Spiraling Out of Control – Wages and Prices

Unless you’ve been hiding in your basement for the last couple of months (understandable if you were), you’ve probably heard about the dreaded Wage-Price Spiral (WPS) that many economists are predicting.

A WPS can occur when prices rise, causing workers to demand higher wages.  Companies then raise prices again to cover their now-higher wage expense – which causes workers to demand even higher wages to keep up.  This is a state of affairs almost guaranteed to end in tears, as it did in the US in the 1970s.  A never-ending loop that results in no real gain for workers, companies, or consumers.

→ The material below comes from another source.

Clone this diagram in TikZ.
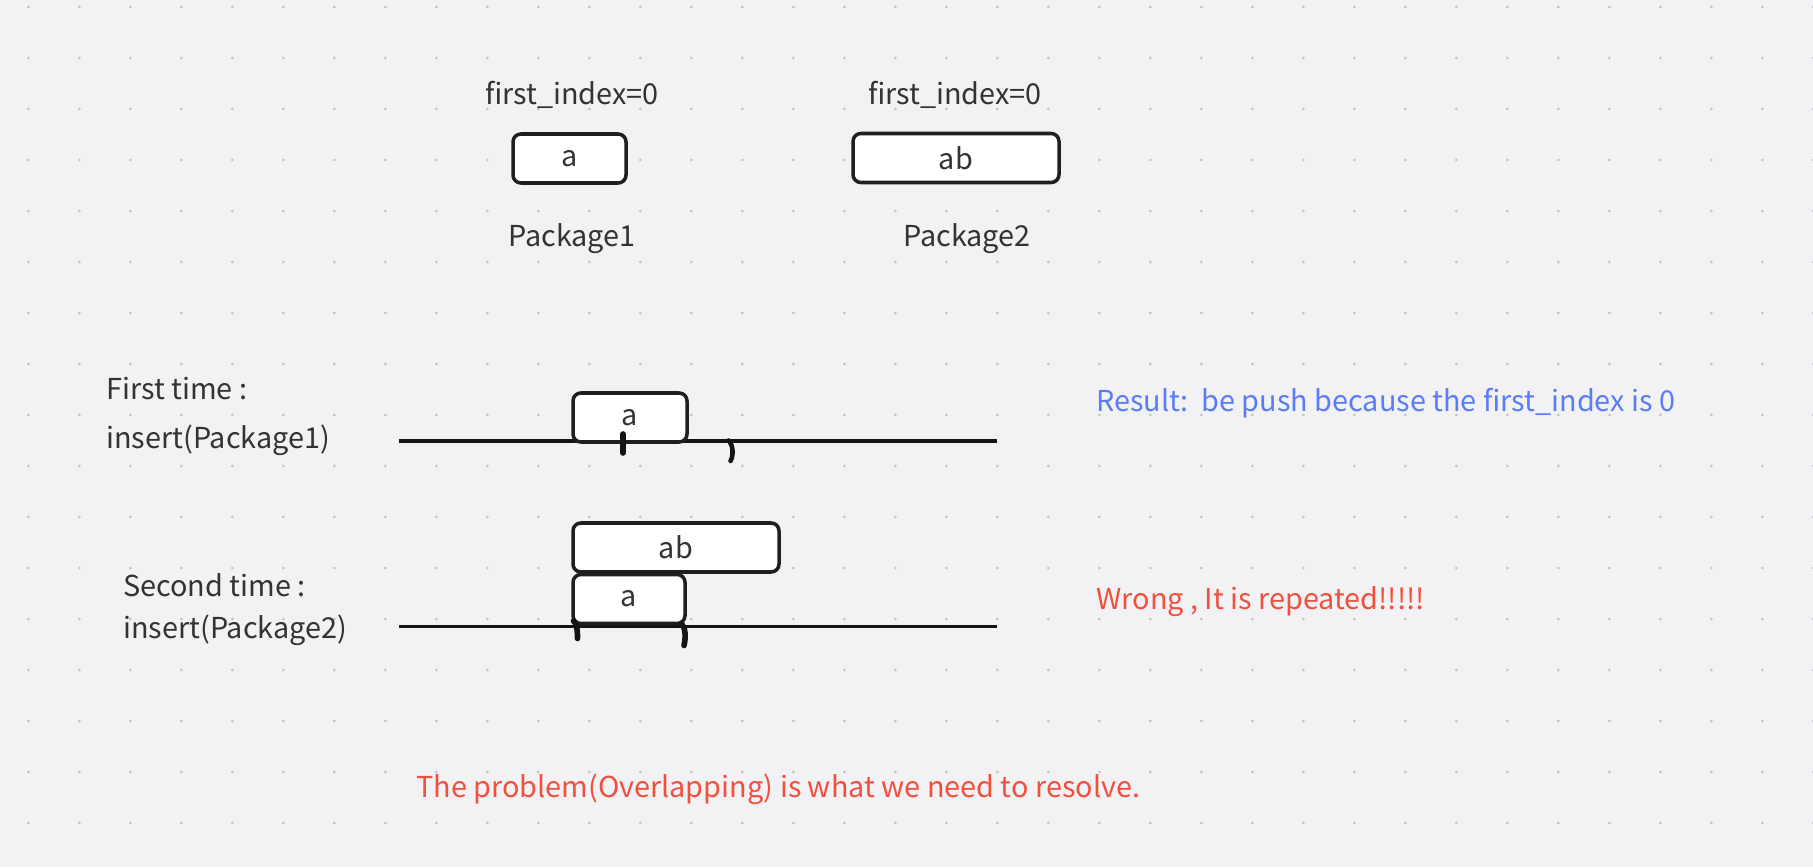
\documentclass[tikz,border=0pt]{standalone}
\usepackage{fontspec}
\setmainfont{Noto Sans CJK SC}
\definecolor{canvas}{HTML}{F2F2F4}
\definecolor{griddot}{HTML}{C2C2C6}
\definecolor{ink}{HTML}{333333}
\definecolor{noteblue}{HTML}{5A7CF5}
\definecolor{notered}{HTML}{F2503E}

\begin{document}
\begin{tikzpicture}[
  every node/.style={text=ink, font=\fontsize{16.4}{19}\selectfont, inner sep=0pt},
  pkgbox/.style={draw=black!88, fill=white, line width=2pt, rounded corners=4.5pt, minimum height=0.98cm},
  timeline/.style={black!92, line width=2pt},
  penmark/.style={black!92, line width=3.2pt, line cap=round},
]

% Background
\fill[canvas] (0,0) rectangle (36.26,17.34);
\useasboundingbox (0,0) rectangle (36.26,17.34);

% Dot grid
\foreach \i in {0,...,35}
  \foreach \j in {0,...,16}
    \fill[griddot] (0.566+1.02*\i,17.2-1.02*\j) circle (0.03);

% The two packages
\node[pkgbox, minimum width=2.26cm] (pkga) at (11.39,14.17) {a};
\node[pkgbox, minimum width=4.12cm] (pkgab) at (19.12,14.18) {ab};
\node (idxa) at (11.44,15.44) {first\_index=0};
\node (idxab) at (19.10,15.44) {first\_index=0};
\node (namea) at (11.44,12.56) {Package1};
\node (nameab) at (19.34,12.56) {Package2};

% First insert
\node[anchor=west] (firstlbl) at (2.12,9.56) {First time :};
\node[anchor=west] (firstins) at (2.12,8.54) {insert(Package1)};
\coordinate (lineas) at (7.98,8.52);
\coordinate (lineae) at (19.94,8.52);
\draw[timeline] (lineas) -- (lineae);
\node[pkgbox, minimum width=2.28cm] (firsta) at (12.6,8.99) {a};
\draw[penmark] (12.46,8.66) -- (12.46,8.28);
\draw[penmark, line width=2.6pt] (14.57,8.53) .. controls (14.67,8.44) and (14.67,8.22) .. (14.61,8.12);

% Second insert
\node[anchor=west] (secondlbl) at (2.46,5.64) {Second time :};
\node[anchor=west] (secondins) at (2.46,4.74) {insert(Package2)};
\coordinate (linebs) at (7.98,4.81);
\coordinate (linebe) at (19.94,4.81);
\draw[timeline] (linebs) -- (linebe);
\node[pkgbox, minimum width=4.12cm] (secondab) at (13.52,6.39) {ab};
\node[pkgbox, minimum width=2.24cm] (seconda) at (12.58,5.36) {a};
\draw[penmark] (11.47,4.92) .. controls (11.52,4.88) and (11.55,4.8) .. (11.55,4.57);
\draw[penmark] (13.63,4.87) .. controls (13.71,4.78) and (13.72,4.6) .. (13.68,4.43);

% Notes
\node[anchor=west, text=noteblue] (result) at (21.92,9.27) {Result:\ \ be push because the first\_index is 0};
\node[anchor=west, text=notered] (wrong) at (21.92,5.3) {Wrong , It is repeated!!!!!};
\node[anchor=west, text=notered] (problem) at (8.32,1.56) {The problem(Overlapping) is what we need to resolve.};

\end{tikzpicture}
\end{document}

As a business leader, you’d better brush up on your Econ 101 and hold on to your seats because we may actually be in a WPS now as workers demand higher wages and salaries to keep up with the largest price increases since 1981.  And just to add gasoline to the flames, interest rates have been near zero for two years, supply chains are close to breaking, and labor shortages have given workers unusually high bargaining-power.

But it’s hard to make sense of the spirograph of data, and other economists are confident that we’re not in a WPS, nor will we be in one anytime soon – and that includes the US Federal Reserve.  Those are enough spirals to make one dizzy…

And how would we go about fixing a WPS if it does happen?  That job falls to the central banks, and the Fed is actively working on it by aggressively raising interest rates (in spite of not seeing signs of a WPS), hopefully without strangling growth.

The bottom line is that no one knows if a WPS is coming soon, but even your basement might not be safe if it does.